The court analyzed the structure of the Income-tax Act, specifically the heads of income listed under section 6, which includes:
1. Salaries.
2. Interest on securities.
3. Income from property.
4. Profits and gains of business, profession or vocation.
5. Income from other sources.
6. Capital gains.

The court emphasized that these heads are mutually exclusive, and income must be categorized under one specific head for tax computation purposes. The court noted that while interest on securities and income from property could also be profits and gains of business, they should be computed under the specific heads of sections 8 and 9, respectively, rather than under section 10.

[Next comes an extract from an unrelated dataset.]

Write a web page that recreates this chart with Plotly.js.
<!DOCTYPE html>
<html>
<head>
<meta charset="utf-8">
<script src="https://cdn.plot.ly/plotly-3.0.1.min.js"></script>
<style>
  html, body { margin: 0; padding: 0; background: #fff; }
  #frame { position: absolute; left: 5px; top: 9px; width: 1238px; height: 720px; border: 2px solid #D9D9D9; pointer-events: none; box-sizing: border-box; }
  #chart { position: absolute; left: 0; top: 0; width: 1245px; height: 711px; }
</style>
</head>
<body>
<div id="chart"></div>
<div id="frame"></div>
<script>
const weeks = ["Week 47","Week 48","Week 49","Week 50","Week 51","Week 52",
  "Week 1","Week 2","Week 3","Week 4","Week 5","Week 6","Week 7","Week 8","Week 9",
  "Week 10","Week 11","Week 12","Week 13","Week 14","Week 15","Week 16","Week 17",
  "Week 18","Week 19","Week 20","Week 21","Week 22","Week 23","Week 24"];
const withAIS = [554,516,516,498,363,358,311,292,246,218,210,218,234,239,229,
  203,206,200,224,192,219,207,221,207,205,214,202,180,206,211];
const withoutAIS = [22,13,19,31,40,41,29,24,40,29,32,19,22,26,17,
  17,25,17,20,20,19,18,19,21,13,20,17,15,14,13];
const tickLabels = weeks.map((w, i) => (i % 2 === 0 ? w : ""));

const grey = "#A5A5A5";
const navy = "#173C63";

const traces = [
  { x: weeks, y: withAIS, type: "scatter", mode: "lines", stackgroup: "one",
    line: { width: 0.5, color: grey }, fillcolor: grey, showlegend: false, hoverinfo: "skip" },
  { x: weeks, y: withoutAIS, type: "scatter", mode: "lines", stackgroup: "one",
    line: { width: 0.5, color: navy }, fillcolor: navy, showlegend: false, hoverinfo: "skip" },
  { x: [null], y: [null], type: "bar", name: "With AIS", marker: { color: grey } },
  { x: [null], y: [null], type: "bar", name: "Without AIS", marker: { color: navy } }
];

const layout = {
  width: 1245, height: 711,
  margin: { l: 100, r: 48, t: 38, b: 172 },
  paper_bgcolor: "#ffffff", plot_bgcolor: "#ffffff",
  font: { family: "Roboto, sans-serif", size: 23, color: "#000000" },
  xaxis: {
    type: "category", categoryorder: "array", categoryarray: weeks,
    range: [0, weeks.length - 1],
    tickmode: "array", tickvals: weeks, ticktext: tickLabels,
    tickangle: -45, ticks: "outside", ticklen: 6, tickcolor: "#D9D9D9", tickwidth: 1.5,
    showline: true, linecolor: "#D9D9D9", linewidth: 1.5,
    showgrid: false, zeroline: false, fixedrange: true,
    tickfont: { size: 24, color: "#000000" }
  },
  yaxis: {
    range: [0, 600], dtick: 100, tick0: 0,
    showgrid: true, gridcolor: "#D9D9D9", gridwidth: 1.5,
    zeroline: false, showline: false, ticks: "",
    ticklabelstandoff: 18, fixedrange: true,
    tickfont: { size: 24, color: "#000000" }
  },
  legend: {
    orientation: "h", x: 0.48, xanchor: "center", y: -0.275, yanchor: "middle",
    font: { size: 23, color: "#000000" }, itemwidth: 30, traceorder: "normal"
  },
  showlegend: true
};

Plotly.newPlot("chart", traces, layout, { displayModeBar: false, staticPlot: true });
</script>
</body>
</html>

The court referenced several Supreme Court decisions to support its analysis:
- United Commercial Bank Ltd. v. Commissioner of Income-tax: The Supreme Court held that interest on securities held as stock-in-trade of a banking business is to be taxed under section 8 and not under section 10.
- Commissioner of Income-tax v. Chugandas and Co.: The court held that income from interest on securities, even if earned in the course of business, should be shown under the head "interest on securities" for tax purposes.
- Commissioner of Income-tax v. Cocanada Radhaswami Bank Ltd.: The court reiterated that interest on securities forming part of trading assets is part of business income, but for tax computation, it falls under section 8.

The court concluded that the phrase "profits and gains of business" in section 14(3)(i) includes income from interest on securities held as stock-in-trade, even if it is chargeable under section 8. The court clarified that the exemption under section 14(3)(i) is not confined to income computed under section 10 and applies to all profits and gains of business.

The court further explained that the clauses under section 14(3) enumerate different sources of exempted income for a banking co-operative society. The fact that the income exceeds Rs. 20,000 and is not exempt under clause (iv) does not preclude it from being exempt under clause (i) if applicable.

The court also discussed the distinction between the heads of income and the clauses of exemption, emphasizing that while an income cannot be charged under two heads, it can be exempt under multiple clauses. The court rejected the argument that clause (iv) is more specific than clause (i) and excludes it.

In conclusion, the court held that the interest on securities earned by the assessee, a banking co-operative society, is exempt from tax under section 14(3)(i) of the Income-tax Act, despite being chargeable under section 8. The court directed that a copy of the judgment be sent to the Income-tax Appellate Tribunal and awarded costs to the assessee.

Separate Judgments:
- M.C. Desai C.J. delivered the detailed judgment.
- S.C. Manchanda J. concurred with the judgment.

Final Decision:
The net income received by the assessee in the assessment years 1958-59 and 1959-60 on account of interest on securities is exempt from tax under section 14(3)(i) of the Income-tax Act.